John to Andre:
I thought about this some more Andre, and I can see Struggle, like a
fish struggling to make it out of the sea an onto the land. There is
constant struggling and striving between the levels.
Andre:
Hi John. Well...in view of what you are saying further in your post I
don't want to press the point too hard but the fish (or whatever it was)
is in competition with all the 'above water elements' resulting in the
change of gills to lungs and whatever (I am not a biologist by any
means) requiring a profound redevelopment and adaptation of its organic
patterns and the invention of new ones to assist in the process of
survival. The struggle you seem to be referring to above seems like one
that takes physical effort which can be exhausting and that will
certainly be part of the adaptive process of working out what's best
i.e. which will ensure the survival of the species. But struggle or as I
maintain, competition (both apply) isn't confined to (in)organic
patterns of value.
John:
But competition has a different connotation - of an equal opponent.
Andre:
I'm not sure what you are getting at here John. An 'equal opponent'?
Remember we are talking about patterns of value here. It has little to
do with size or numbers or weight i.e.(in)organic patterns.
John:
An idea may struggle for popular acceptance but it does not compete with
society or social patterns.
Andre:
Here we go again. Popular acceptance as distinct from social patterns?
Take the idea of human rights (as an example)...does that not compete?

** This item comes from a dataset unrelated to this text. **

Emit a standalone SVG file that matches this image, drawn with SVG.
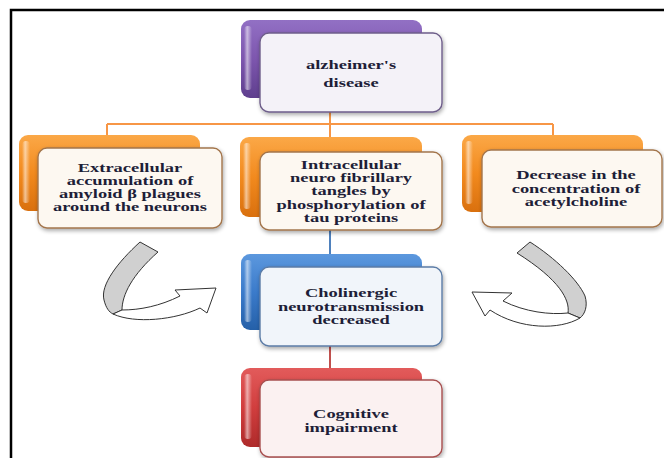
<svg xmlns="http://www.w3.org/2000/svg" width="664" height="458" viewBox="0 0 664 458">
  <defs>
    <linearGradient id="gPurple" x1="0" y1="0" x2="0" y2="1">
      <stop offset="0" stop-color="#9270C4"/>
      <stop offset="0.5" stop-color="#7D56AE"/>
      <stop offset="1" stop-color="#5F3F8E"/>
    </linearGradient>
    <linearGradient id="gOrange" x1="0" y1="0" x2="0" y2="1">
      <stop offset="0" stop-color="#FBA847"/>
      <stop offset="0.5" stop-color="#F28A1E"/>
      <stop offset="1" stop-color="#D9700E"/>
    </linearGradient>
    <linearGradient id="gBlue" x1="0" y1="0" x2="0" y2="1">
      <stop offset="0" stop-color="#5C98DE"/>
      <stop offset="0.5" stop-color="#3B7BCB"/>
      <stop offset="1" stop-color="#2560A8"/>
    </linearGradient>
    <linearGradient id="gRed" x1="0" y1="0" x2="0" y2="1">
      <stop offset="0" stop-color="#E25B5B"/>
      <stop offset="0.5" stop-color="#D13E3E"/>
      <stop offset="1" stop-color="#AE2A2A"/>
    </linearGradient>
    <linearGradient id="gSheen" x1="0" y1="0" x2="1" y2="0">
      <stop offset="0" stop-color="#FFFFFF" stop-opacity="0"/>
      <stop offset="0.4" stop-color="#FFFFFF" stop-opacity="0.55"/>
      <stop offset="1" stop-color="#FFFFFF" stop-opacity="0"/>
    </linearGradient>
    <filter id="shadow" x="-10%" y="-10%" width="125%" height="130%">
      <feGaussianBlur in="SourceAlpha" stdDeviation="2"/>
      <feOffset dx="1" dy="2" result="b"/>
      <feComponentTransfer><feFuncA type="linear" slope="0.35"/></feComponentTransfer>
      <feMerge><feMergeNode/><feMergeNode in="SourceGraphic"/></feMerge>
    </filter>
  </defs>
  <style>
    .frame { stroke: #000; stroke-width: 2.5; fill: none; }
    .back { stroke: none; }
    .front { stroke-width: 1.4; filter: url(#shadow); }
    .sheen { fill: url(#gSheen); }
    .pf { fill: #F4F2F8; stroke: #6E5E8A; }
    .of { fill: #FDF8F1; stroke: #A3754C; }
    .bf { fill: #F1F5FA; stroke: #5C7CA6; }
    .rf { fill: #FBF1F1; stroke: #A85050; }
    .lbl { font-family: "Liberation Serif", "Times New Roman", serif; font-size: 13px; font-weight: bold; fill: #1E1E38; text-anchor: middle; }
    .c-o { stroke: #F79646; stroke-width: 2; fill: none; }
    .c-b { stroke: #4F81BD; stroke-width: 2; fill: none; }
    .c-r { stroke: #C0504D; stroke-width: 2; fill: none; }
    .band { fill: #D0D0D0; stroke: #333; stroke-width: 1; stroke-linejoin: round; }
    .arrowbody { fill: #FFFFFF; stroke: #333; stroke-width: 1; stroke-linejoin: round; }
  </style>

  <rect width="664" height="458" fill="#FFFFFF"/>

  <!-- page frame: top and left rules -->
  <path class="frame" d="M11 458 V10 H664"/>

  <!-- connectors -->
  <g id="connectors">
    <path class="c-o" d="M330 100 V124 M107 124 H553 M107 124 V136 M330 124 V138 M553 124 V136"/>
    <path class="c-b" d="M330 228 V255"/>
    <path class="c-r" d="M330 344 V369"/>
  </g>

  <!-- feedback arrows -->
  <g id="arrow-left">
    <path class="band" d="M140 242 C118 262 100 285 104 300 C106 308 109 312 113 314 L122 310 C122 295 132 275 158 252 Z"/>
    <path class="arrowbody" d="M113 314 C135 324 175 320 200 308 L207 313 L216 288 L175 290 L180 296 C160 306 140 310 122 310 Z"/>
  </g>
  <g id="arrow-right">
    <path class="band" d="M530 242 C555 258 578 280 585 296 C588 306 585 314 580 318 L568 313 C570 300 560 280 517 253 Z"/>
    <path class="arrowbody" d="M580 318 C560 330 520 330 490 310 L485 316 L472 292 L512 293 L503 301 C525 312 550 315 568 313 Z"/>
  </g>

  <!-- cause node -->
  <g id="node-disease">
    <rect class="back" x="241" y="20" width="181" height="78" rx="9" fill="url(#gPurple)"/>
    <rect class="sheen" x="244" y="26" width="8" height="64" rx="4"/>
    <rect class="front pf" x="260" y="33" width="182" height="79" rx="9"/>
    <text class="lbl" transform="translate(351 0) scale(1.42 1)"><tspan x="0" y="69">alzheimer's</tspan><tspan x="0" y="87">disease</tspan></text>
  </g>

  <g id="node-amyloid">
    <rect class="back" x="19" y="135" width="181" height="76" rx="9" fill="url(#gOrange)"/>
    <rect class="sheen" x="22" y="141" width="8" height="62" rx="4"/>
    <rect class="front of" x="38" y="148" width="184" height="80" rx="9"/>
    <text class="lbl" transform="translate(130 0) scale(1.42 1)"><tspan x="0" y="172">Extracellular</tspan><tspan x="0" y="185">accumulation of</tspan><tspan x="0" y="198">amyloid β plagues</tspan><tspan x="0" y="211">around the neurons</tspan></text>
  </g>

  <g id="node-tangles">
    <rect class="back" x="240" y="137" width="182" height="80" rx="9" fill="url(#gOrange)"/>
    <rect class="sheen" x="243" y="143" width="8" height="66" rx="4"/>
    <rect class="front of" x="260" y="152" width="182" height="78" rx="9"/>
    <text class="lbl" transform="translate(351 0) scale(1.42 1)"><tspan x="0" y="169">Intracellular</tspan><tspan x="0" y="182">neuro fibrillary</tspan><tspan x="0" y="195">tangles by</tspan><tspan x="0" y="209">phosphorylation of</tspan><tspan x="0" y="222">tau proteins</tspan></text>
  </g>

  <g id="node-acetylcholine">
    <rect class="back" x="462" y="135" width="181" height="77" rx="9" fill="url(#gOrange)"/>
    <rect class="sheen" x="465" y="141" width="8" height="63" rx="4"/>
    <rect class="front of" x="482" y="150" width="180" height="77" rx="9"/>
    <text class="lbl" transform="translate(576 0) scale(1.42 1)"><tspan x="0" y="179">Decrease in the</tspan><tspan x="0" y="193">concentration of</tspan><tspan x="0" y="206">acetylcholine</tspan></text>
  </g>

  <!-- effect nodes -->
  <g id="node-cholinergic">
    <rect class="back" x="241" y="254" width="181" height="76" rx="9" fill="url(#gBlue)"/>
    <rect class="sheen" x="244" y="260" width="8" height="62" rx="4"/>
    <rect class="front bf" x="260" y="267" width="182" height="79" rx="9"/>
    <text class="lbl" transform="translate(351 0) scale(1.42 1)"><tspan x="0" y="297">Cholinergic</tspan><tspan x="0" y="311">neurotransmission</tspan><tspan x="0" y="324">decreased</tspan></text>
  </g>

  <g id="node-cognitive">
    <rect class="back" x="241" y="368" width="181" height="79" rx="9" fill="url(#gRed)"/>
    <rect class="sheen" x="244" y="374" width="8" height="65" rx="4"/>
    <rect class="front rf" x="260" y="380" width="182" height="77" rx="9"/>
    <text class="lbl" transform="translate(351 0) scale(1.42 1)"><tspan x="0" y="418">Cognitive</tspan><tspan x="0" y="432">impairment</tspan></text>
  </g>
</svg>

This universal idea does not compete with parochial/national social
interests?? Come on John. The news/media is full of it. Remember, as an
example, that the Children's Bill of Rights has not been signed by the
US of A, for 'economic' reasons.
Remember Martin Luther King (civil rights for
blacks/minorities...everyone)? Remember Lincoln (Abolition of Slavery)?
There was no struggle? No competition?
The beauty of high quality intellectual patterns of value is that they
are universally applicable. That makes them high quality
patterns...applicable everywhere and for everyone at any time. And what
makes them universally applicable? Because they are the highest
intellectual quality representation/ manifestation of what is Good.
However, this creates a problem for societies (and social patterns) that
are (typically) dominated by national/parochial social patterns. And
which society isn't? Each society has it's defining features...its
defining values which it feels it needs to protect. Otherwise it
wouldn't exist or deserve the status of separate 'country'. There must
be a boundary (SOM all the way).
And when something (intellectually) universally applicable comes along
there is going to be competition with those social values because it is
seen as a threat. A threat to one's identity, sovereignty, character...
you name it...all the social and psychological values you can think of.
John:
Perhaps that's a bit semantically esoteric, but it seems important to me.
Andre:
I appreciate that John and I think I have addressed that. Please
remember we are talking about values.